The additional capital is also likely to help the banks meet the new Basel III standards. Basel III is a set of reform measures to strengthen the regulation, supervision and risk of the banking sector. It was developed by the Basel Committee on Banking Supervision. The norms are expected to be implemented by the end of the 2018-2019 financial year.
The credit ratings agency said the capital needs of Indian banks have dropped from the earlier estimate of $90 billion (nearly Rs 5.75 lakh crore) because of asset rationalisation and weaker-than-expected loan growth.
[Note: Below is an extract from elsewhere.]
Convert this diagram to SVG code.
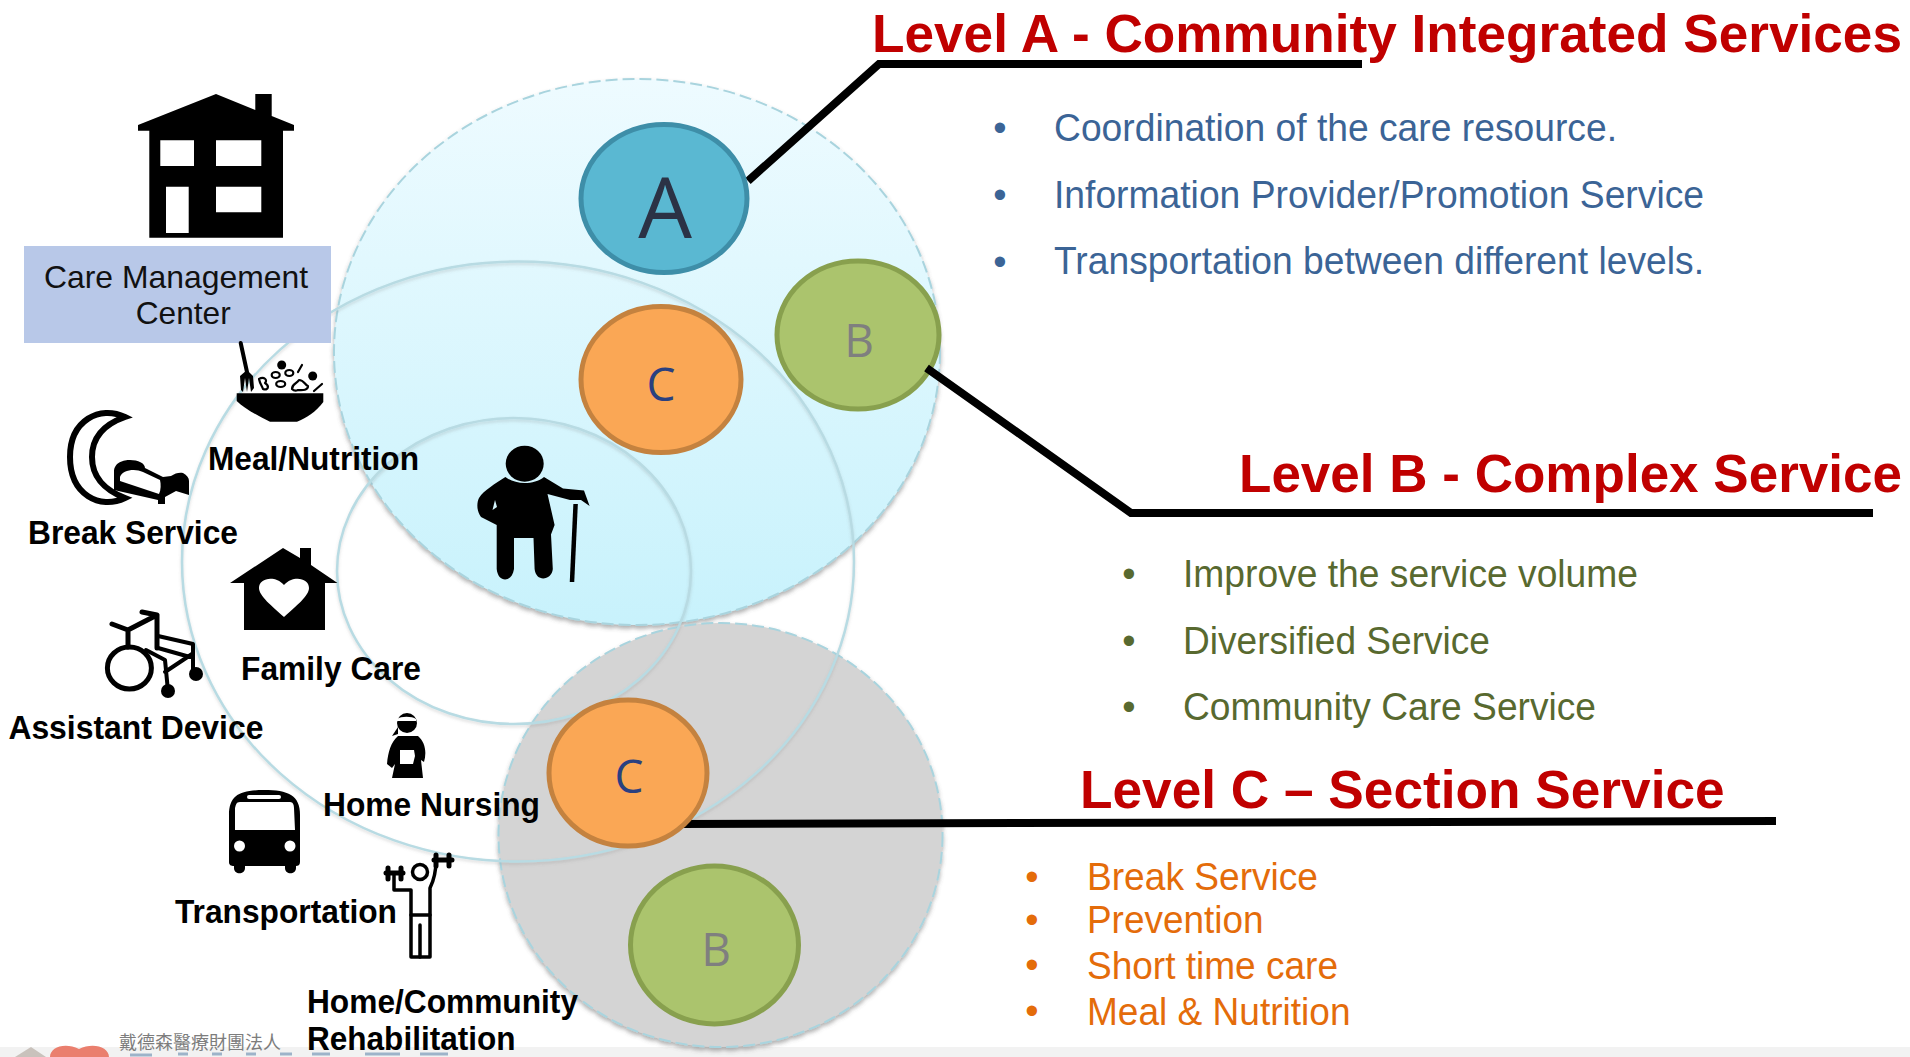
<svg xmlns="http://www.w3.org/2000/svg" width="1910" height="1057" viewBox="0 0 1910 1057">
<style>
text{font-family:"Liberation Sans",Arial,sans-serif}
.h{font-size:54px;font-weight:bold;fill:#c00000}
.la{font-size:38px;fill:#3b6496}
.lb{font-size:38px;fill:#58692f}
.lc{font-size:38px;fill:#e46c0a}
.lbl{font-size:33px;font-weight:bold;fill:#000}
.box{font-size:32px;fill:#111}
.ltr{font-family:"Open Sans","Noto Sans",sans-serif;text-anchor:middle}
.ring{fill:none;stroke:#b8dbe3;stroke-width:2.500}
.dash{stroke:#a9d4de;stroke-width:2;stroke-dasharray:12 5}
.ca{fill:#5ab8d2;stroke:#3e8ea8;stroke-width:5}
.cb{fill:#abc46d;stroke:#88a04e;stroke-width:5}
.cc{fill:#faa755;stroke:#c4823f;stroke-width:5}
.ink{stroke:#000;fill:none;stroke-linecap:round;stroke-linejoin:round}
.conn{fill:none;stroke:#000;stroke-width:8;stroke-linejoin:miter}
</style>
<defs>
<linearGradient id="skyGrad" x1="0" y1="0" x2="0" y2="1"><stop offset="0" stop-color="#eefbff"/><stop offset="1" stop-color="#c8f2fc"/></linearGradient>
<filter id="soft" x="-5%" y="-5%" width="110%" height="112%"><feDropShadow dx="0" dy="3" stdDeviation="2" flood-color="#555" flood-opacity=".45"/></filter>
<filter id="softer" x="-5%" y="-5%" width="110%" height="112%"><feDropShadow dx="0" dy="2" stdDeviation="1.500" flood-color="#777" flood-opacity=".25"/></filter>
</defs>
<rect width="1910" height="1057" fill="#fff"/>
<g id="footer">
<rect y="1047" width="1910" height="10" fill="#f2f2f2"/>
<path d="M15,1057 L31,1047 L46,1057Z" fill="#c9c2bc"/>
<path d="M50,1057 C50,1047 65,1042 79,1049 C93,1042 109,1047 109,1057Z" fill="#ea7f6e"/>
<text x="119" y="1049" font-size="18" fill="#7d7d7d" textLength="162" lengthAdjust="spacingAndGlyphs" style="font-family:'Noto Sans CJK TC','Liberation Sans',sans-serif">戴德森醫療財團法人</text>
<path d="M130,1055H152M178,1054H188M212,1054H222M246,1054H256M280,1054H292M312,1054H330M365,1054H400M420,1054H448" stroke="#9db3c9" stroke-width="3" fill="none"/>
</g>
<g id="circle-level-a"><ellipse cx="637" cy="352" rx="303" ry="273" fill="url(#skyGrad)" class="dash" filter="url(#soft)"/></g>
<g id="circle-level-c"><ellipse cx="720.500" cy="835" rx="222" ry="212" fill="#d4d4d4" class="dash" filter="url(#soft)"/></g>
<g id="ring-outer"><ellipse cx="518" cy="561.500" rx="336" ry="300" class="ring" filter="url(#softer)"/></g>
<g id="ring-inner"><ellipse cx="514" cy="571" rx="177" ry="153" class="ring" filter="url(#softer)"/></g>
<g id="node-b-upper"><ellipse cx="858" cy="335" rx="81" ry="74" class="cb"/><text x="859" y="357" font-size="46" fill="#7f7f7f" class="ltr">B</text></g>
<g id="connectors">
<path class="conn" d="M748,181 L879,64 L1362,64"/>
<path class="conn" d="M926.500,368 L1131,513 L1873,513"/>
<path class="conn" d="M680,824 L1776,821"/>
</g>
<g id="node-a"><ellipse cx="664" cy="198.500" rx="83" ry="74" class="ca"/><text x="665" y="238" font-size="85" fill="#2b3245" class="ltr">A</text></g>
<g id="node-c-upper"><ellipse cx="661" cy="379.500" rx="80" ry="73" class="cc"/><text x="661" y="401" font-size="46" fill="#2a4080" class="ltr">C</text></g>
<g id="node-c-lower"><ellipse cx="628" cy="773" rx="79" ry="73" class="cc"/><text x="629" y="793" font-size="46" fill="#2a4080" class="ltr">C</text></g>
<g id="node-b-lower"><ellipse cx="714.500" cy="945" rx="84" ry="79" class="cb"/><text x="716" y="966" font-size="46" fill="#7f7f7f" class="ltr">B</text></g>
<g id="elder">
<ellipse cx="524.700" cy="463.700" rx="19" ry="18"/>
<path d="M505.400,477 C515,485 534,485 544,477 L563,488.600 L584,490.500 L589.600,506 L581,500 L570,500 L547.500,494 L554.600,525 L551,534.600 L552.800,569 C552,580 536,583 534.600,569 L533.500,538 L514,538 L514,569 C512,583 498,583 496.700,569 L496.700,525 L481,517 C476,510 477,502 479,498 C484,490 495,484 505.400,477Z"/>
<path d="M495,500 L492.500,510 L497,507Z" fill="#d4f5fd"/>
<path d="M575.600,504 L572,582" stroke="#000" stroke-width="4.500"/>
</g>
<g id="care-center">
<path d="M138,125 L216,94 L255.300,110 L255.300,94 L271.700,94 L271.700,116 L294,125 L294,130.700 L283,130.700 L283,237.700 L149.300,237.700 L149.300,130.700 L138,130.700Z"/>
<path d="M160.300,140.300H194V166H160.300ZM216,140.300H261.300V166H216ZM166,186.700H188.700V233H166ZM216,186.700H261.300V212.300H216Z" fill="#fff"/>
<rect x="24" y="246" width="307" height="97" fill="#b8c8e8"/>
<text class="box" x="44" y="287.500" textLength="264" lengthAdjust="spacingAndGlyphs">Care Management</text>
<text class="box" x="135.700" y="324" textLength="95" lengthAdjust="spacingAndGlyphs">Center</text>
</g>
<g id="meal">
<path d="M240.700,343 L247,372" class="ink" stroke-width="4"/>
<path d="M240,376 L241,390 L243,392 L245,378 L247,392 L249,378 L251,392 L254,388 L253,376 L247,370Z"/>
<path d="M236.700,393.300 H323.300 V402 C316,412 306,418 297,421.700 H270 C256,415 244,408 236.700,401Z"/>
<circle cx="281.700" cy="365" r="4.500"/><circle cx="312.700" cy="376" r="4.500"/>
<g class="ink" stroke-width="2.200">
<ellipse cx="275.700" cy="375" rx="4" ry="3"/><ellipse cx="289.300" cy="373" rx="4" ry="3"/><ellipse cx="280.700" cy="384" rx="4.500" ry="3"/>
<path d="M259,379 C264,376 268,380 265,383 C270,386 268,391 263,389 C262,386 260,384 259,379Z"/>
<path d="M292,389 C292,383 297,384 299,380 C304,380 305,385 308,386 C308,391 301,390 298,390 C296,391 294,391 292,389Z"/>
<path d="M314,391 L322,384M298,372 L302,365"/>
</g>
<text class="lbl" x="208" y="470" textLength="211" lengthAdjust="spacingAndGlyphs">Meal/Nutrition</text>
</g>
<g id="break-service">
<path d="M125,417 C100,405 70,420 70,457 C70,495 100,510 125,498 C105,490 92,478 92,457 C92,437 105,424 125,417Z" fill="#fff" stroke="#000" stroke-width="6"/>
<path d="M114,490 V472 C114,462 124,460 130,460 C138,460 145,463 145,468 L163,477 L171,476 C175,473 180,472 183,473 C187,475 189,478 189,481 V495 L176,491 L165,497 V504 H158 V500Z"/>
<path d="M120,477 C122,470 135,468 143,472 L160,480 C161,484 161,490 159,494 L120,481Z" fill="#fff"/>
<text class="lbl" x="28" y="544" textLength="210" lengthAdjust="spacingAndGlyphs">Break Service</text>
</g>
<g id="family-care">
<path d="M283,548 L300,558 V548 H311 V565 L337.500,583 H325 V630 H244 V583 H230Z"/>
<path d="M284,617 C272,606 259,596 259,588 C259,578 275,575 284,585 C293,575 309,578 309,588 C309,596 296,606 284,617Z" fill="#fff"/>
<text class="lbl" x="241" y="680" textLength="180" lengthAdjust="spacingAndGlyphs">Family Care</text>
</g>
<g id="assistant-device">
<g class="ink" stroke-width="5">
<ellipse cx="129.400" cy="668" rx="22" ry="21"/>
<path d="M112,624 L128,630 L157,615 L142,612M128,630 V647M157,615 V648"/>
<path d="M158,636 L193,644 V672M158,648 L190,657M146,650 L165,660 L168,691M165,672 L192,654" stroke-width="4"/>
</g>
<circle cx="196" cy="674" r="7"/><circle cx="168" cy="691" r="7"/>
<text class="lbl" x="8.400" y="739" textLength="255" lengthAdjust="spacingAndGlyphs">Assistant Device</text>
</g>
<g id="home-nursing">
<ellipse cx="407" cy="723" rx="10" ry="10"/>
<path d="M397,719 C401,716 412,716 416,719 L416,721 L397,721Z" fill="#fff"/>
<path d="M398,727 L392,736 L398,734Z"/>
<path d="M398,736 H418 C425,742 427,752 424,762 L421,760 L423,778 H392 L395,764 L392,768 L387,764 C388,752 391,742 398,736Z"/>
<path d="M400,750 H414 L415,756 L413,764 H400Z" fill="#fff"/>
<text class="lbl" x="323" y="816" textLength="217" lengthAdjust="spacingAndGlyphs">Home Nursing</text>
</g>
<g id="transportation">
<path d="M229,862 V815 C229,795 240,790 264,790 C288,790 300,795 300,815 V862 C300,865 298,866 296,866 V868 C296,875 285,875 285,868 V866 H245 V868 C245,875 234,875 234,868 V866 C231,866 229,865 229,862Z"/>
<path d="M240,802 C236,802 236,805 235,808 L235,830 H295 L294,808 C294,805 293,802 290,802Z" fill="#fff"/>
<rect x="247" y="795" width="34" height="4" rx="2" fill="#fff"/>
<circle cx="239.500" cy="846" r="5.500" fill="#fff"/><circle cx="290" cy="846" r="5.500" fill="#fff"/>
<text class="lbl" x="175" y="923" textLength="222" lengthAdjust="spacingAndGlyphs">Transportation</text>
</g>
<g id="rehabilitation">
<g class="ink" stroke-width="3.500">
<circle cx="420" cy="872" r="7.500"/>
<path d="M394,873 V890 H411 V957 H430 V888 C434,880 436,870 436,860"/>
<path d="M411,915 H430M420,925 V957"/>
<path d="M386,873 H403M434,860 H452" stroke-width="5"/>
<path d="M388,868 V879M401,868 V879M436,855 V866M449,855 V866" stroke-width="5"/>
</g>
<text class="lbl" x="307" y="1013" textLength="271" lengthAdjust="spacingAndGlyphs">Home/Community</text>
<text class="lbl" x="307" y="1050" textLength="208.500" lengthAdjust="spacingAndGlyphs">Rehabilitation</text>
</g>
<g id="level-a">
<text class="h" x="872" y="52" textLength="1030" lengthAdjust="spacingAndGlyphs">Level A - Community Integrated Services</text>
<g class="la" text-anchor="middle"><text x="1000" y="141">•</text><text x="1000" y="208">•</text><text x="1000" y="275">•</text></g>
<text class="la" x="1054" y="141" textLength="563" lengthAdjust="spacingAndGlyphs">Coordination of the care resource.</text>
<text class="la" x="1054" y="208" textLength="650" lengthAdjust="spacingAndGlyphs">Information Provider/Promotion Service</text>
<text class="la" x="1054" y="274" textLength="650" lengthAdjust="spacingAndGlyphs">Transportation between different levels.</text>
</g>
<g id="level-b">
<text class="h" x="1239" y="492" textLength="663" lengthAdjust="spacingAndGlyphs">Level B - Complex Service</text>
<g class="lb" text-anchor="middle"><text x="1129" y="587">•</text><text x="1129" y="654">•</text><text x="1129" y="720">•</text></g>
<text class="lb" x="1183" y="587" textLength="455" lengthAdjust="spacingAndGlyphs">Improve the service volume</text>
<text class="lb" x="1183" y="654" textLength="307" lengthAdjust="spacingAndGlyphs">Diversified Service</text>
<text class="lb" x="1183" y="720" textLength="413" lengthAdjust="spacingAndGlyphs">Community Care Service</text>
</g>
<g id="level-c">
<text class="h" x="1080" y="808" textLength="644.600" lengthAdjust="spacingAndGlyphs">Level C – Section Service</text>
<g class="lc" text-anchor="middle"><text x="1032" y="890">•</text><text x="1032" y="933">•</text><text x="1032" y="978">•</text><text x="1032" y="1024">•</text></g>
<text class="lc" x="1087" y="890" textLength="231" lengthAdjust="spacingAndGlyphs">Break Service</text>
<text class="lc" x="1087" y="933" textLength="176.500" lengthAdjust="spacingAndGlyphs">Prevention</text>
<text class="lc" x="1087" y="978.500" textLength="251" lengthAdjust="spacingAndGlyphs">Short time care</text>
<text class="lc" x="1087" y="1025" textLength="263.500" lengthAdjust="spacingAndGlyphs">Meal &amp; Nutrition</text>
</g>
</svg>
However, state-run banks still have limited options to raise the money they need.
“State banks are likely to be dependent on the state to meet core capital requirements,” Fitch Ratings said. “The government is committed to investing only another $3 billion in fresh equity for 21 state banks over FY18 and FY19 [the current and next financial years], having already provided most of the originally budgeted $11 billion.”
Fitch Ratings added that the loan growth of the Indian banks had dropped to 4.4% in 2016-2017 – the lowest in several decades. “Many state banks, particularly smaller ones, will struggle to survive as individual banks and could be swept up into the government’s consolidation agenda.”